It’s the Bennite program without the wit or intelligence.
The banks remain largely unreformed and still mainly invest in property, overseas speculation, tax avoidance and financial derivatives rather than in UK industry. There has been no manufacturing revival and last year imports of traded goods exceeded exports by £106bn which is simply unsustainable.
Yes, and at least part of that traded goods deficit is paid for by the services exports of The City in overseas speculation and serving the financial needs of foreigners.
This can be paid for without any increase in public spending at all. Either a new round of quantitative easing could be targeted not at the banks, but directly into industrial investment, in consultation with business leaders and service providers.

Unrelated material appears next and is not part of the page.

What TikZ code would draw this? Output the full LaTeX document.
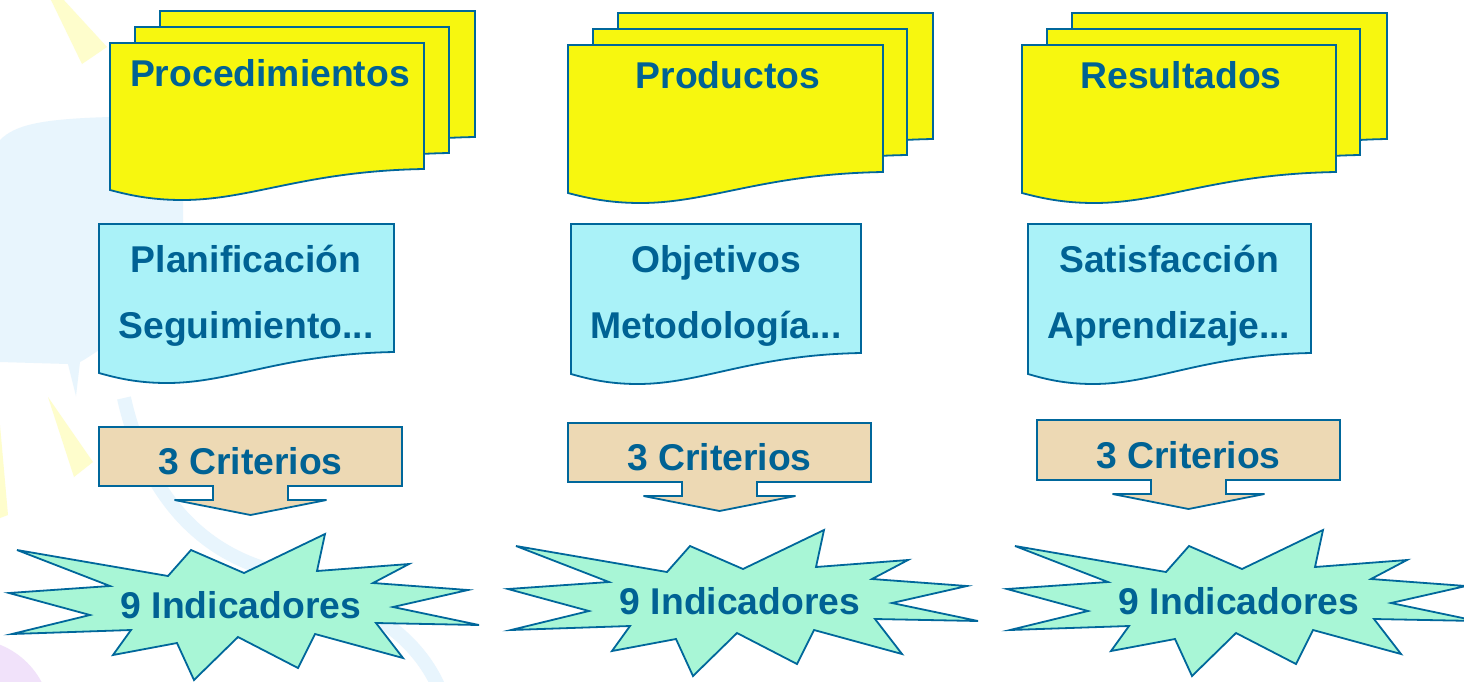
\documentclass[tikz,border=0pt]{standalone}
\usepackage{fontspec}
\setmainfont{Liberation Sans}
\definecolor{lineblue}{RGB}{0,103,155}
\definecolor{txtblue}{RGB}{0,98,148}
\definecolor{docyellow}{RGB}{247,247,15}
\definecolor{doccyan}{RGB}{170,242,248}
\definecolor{calltan}{RGB}{237,217,180}
\definecolor{mint}{RGB}{168,246,214}
\definecolor{bgyellow}{RGB}{254,253,204}
\definecolor{bgblue}{RGB}{232,245,253}
\definecolor{bglav}{RGB}{241,226,250}
\newcommand\mydoc[4]{% style, shift, width, left height
  \path[#1,shift={#2}] (0,0) -- (#3,0) -- (#3,#4-21)
    .. controls ({#3*0.62},#4-19) and ({#3*0.45},#4+10) .. ({#3*0.23},#4+10)
    .. controls ({#3*0.13},#4+10) and ({#3*0.06},#4+5) .. (0,#4) -- cycle;}
\newcommand\mycallout[4]{% x0,y0,x1,y1
  \path[callbox] (#1,#2) -- (#3,#2) -- (#3,#4) -- ({(#1+#3)/2+37.5},#4)
    -- ({(#1+#3)/2+37.5},#4+14) -- ({(#1+#3)/2+76},#4+14) -- ({(#1+#3)/2},#4+29)
    -- ({(#1+#3)/2-76},#4+14) -- ({(#1+#3)/2-37.5},#4+14) -- ({(#1+#3)/2-37.5},#4)
    -- (#1,#4) -- cycle;}
\newcommand\mystar[1]{%
  \path[starbox,shift={#1}] (17,550) -- (168,576) -- (191,550) -- (244,573) -- (325,534)
    -- (317,571) -- (409,564) -- (373,583) -- (468,590) -- (393,607) -- (479,625)
    -- (376,623) -- (403,658) -- (315,634) -- (298,668) -- (238,637) -- (194,680)
    -- (177,643) -- (113,655) -- (131,630) -- (12,634) -- (90,615) -- (9,593)
    -- (110,586) -- cycle;}
\begin{document}
\begin{tikzpicture}[x=1pt,y=-1pt,
  outl/.style={draw=lineblue,line width=1.8pt,line join=miter},
  ydoc/.style={outl,fill=docyellow},
  cdoc/.style={outl,fill=doccyan},
  callbox/.style={outl,fill=calltan},
  starbox/.style={outl,fill=mint},
  lbl/.style={text=txtblue,font=\fontsize{37.3}{40}\selectfont\bfseries,anchor=base,inner sep=0pt}]
\useasboundingbox (0,0) rectangle (1464,681);
\fill[white] (0,0) rectangle (1464,681);
% faint background
\fill[bgblue] (0,140) .. controls (15,125) and (40,119) .. (110,117)
  .. controls (150,116) and (175,118) .. (183,122) -- (183,226) -- (99,240) -- (99,350)
  .. controls (90,356) and (84,360) .. (80,362) -- (76,396) -- (68,364) -- (0,362) -- cycle;
\draw[bgblue,line width=14pt] (124,398) .. controls (140,470) and (180,540) .. (260,567)
  .. controls (340,595) and (410,620) .. (440,690);
\fill[bgyellow] (50,-2) -- (62,-2) -- (107,47) -- (82,64) -- cycle;
\fill[bgyellow] (48,397) -- (93,462) -- (74,477) -- cycle;
\fill[bgyellow] (0,425) -- (8,515) -- (0,518) -- cycle;
\fill[bglav] (-30,720) circle[radius=81];
% column 1
\mydoc{ydoc}{(160,11)}{315}{147}
\mydoc{ydoc}{(135,27)}{314}{147}
\mydoc{ydoc}{(110,43)}{314}{147}
\node[lbl] (t1) at (270,86) {Procedimientos};
\mydoc{cdoc}{(99,224)}{295}{149}
\node[lbl] (c1a) at (246,272) {Planificación};
\node[lbl] (c1b) at (246,338) {Seguimiento...};
\mycallout{99}{427}{402}{486}
\node[lbl] (k1) at (250.5,474) {3 Criterios};
\mystar{(0,0)}
\node[lbl] (s1) at (241,618) {9 Indicadores};
% column 2
\mydoc{ydoc}{(618,13)}{315}{147}
\mydoc{ydoc}{(593,29)}{314}{147}
\mydoc{ydoc}{(568,45)}{315}{148}
\node[lbl] (t2) at (728,88) {Productos};
\mydoc{cdoc}{(571,224)}{290}{150}
\node[lbl] (c2a) at (716,272) {Objetivos};
\node[lbl] (c2b) at (716,338) {Metodología...};
\mycallout{568}{423}{871}{482}
\node[lbl] (k2) at (719.5,470) {3 Criterios};
\mystar{(499,-4)}
\node[lbl] (s2) at (740,614) {9 Indicadores};
% column 3
\mydoc{ydoc}{(1072,13)}{315}{147}
\mydoc{ydoc}{(1047,29)}{313}{147}
\mydoc{ydoc}{(1022,45)}{314}{148}
\node[lbl] (t3) at (1181,88) {Resultados};
\mydoc{cdoc}{(1028,224)}{283}{150}
\node[lbl] (c3a) at (1169,272) {Satisfacción};
\node[lbl] (c3b) at (1169,338) {Aprendizaje...};
\mycallout{1037}{420}{1340}{480}
\node[lbl] (k3) at (1188.5,468) {3 Criterios};
\mystar{(998,-4)}
\node[lbl] (s3) at (1239,614) {9 Indicadores};
\end{tikzpicture}
\end{document}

You can see the baleful ideas of Ritchie here.
Or the mega-rich – just 1,000 richest British individuals have increased their wealth in the last 4 years by a staggering £190 billions according to the Rich List – could be charged capital gains tax on the increased value of their assets, which would be enough to generate more than a million jobs in two years.
And that’s particularly good. So we’re going to tax the people who have profited from employing people in order to encourage people to employ people?
I have a feeling that incentives don’t work in quite that manner.
The basis of the British economy remains highly dysfunctional, with an over-dominant City finance sector counterpoised by a shrivelled manufacturing sector.
The City is about 4% of the UK economy. Manufacturing is 12% or so. Eh?
The control of the money supply and hence of the direction of economic development, which has been franchised to the big five private banks over the past 30 years, needs to be brought back into public policy to ensure that primacy is given to manufacturing and exports over consumption.
That’s the MMT nutters like Anne Pettifor (and Ritchie of course).
Yet the only long-term sustainable future for the British economy is through a major expansion of hi-tech manufacturing tapping into the creative skills and inventiveness at which this country excels.
But he’s been talking about creating jobs! And the one thing we know about high tech manufacturing is that it doesn’t produce many jobs. There’s another point here as well. Manufacturing what in this high tech manner? We’ve the brightest minds of our generation all sitting over in Silicon Valley and trying to work out what should be that next high tech manufacture. They become billionaires if they get it right too. Most of them still get it wrong of course. And so who is to decide what will be manufactured here? In this wondrously high tech manner? Ann, Michael and Ritchie are going to knock up a few product designs over the herbal tea are they?
The man’s acting as fly paper for every bad idea about economic planning doing the rounds.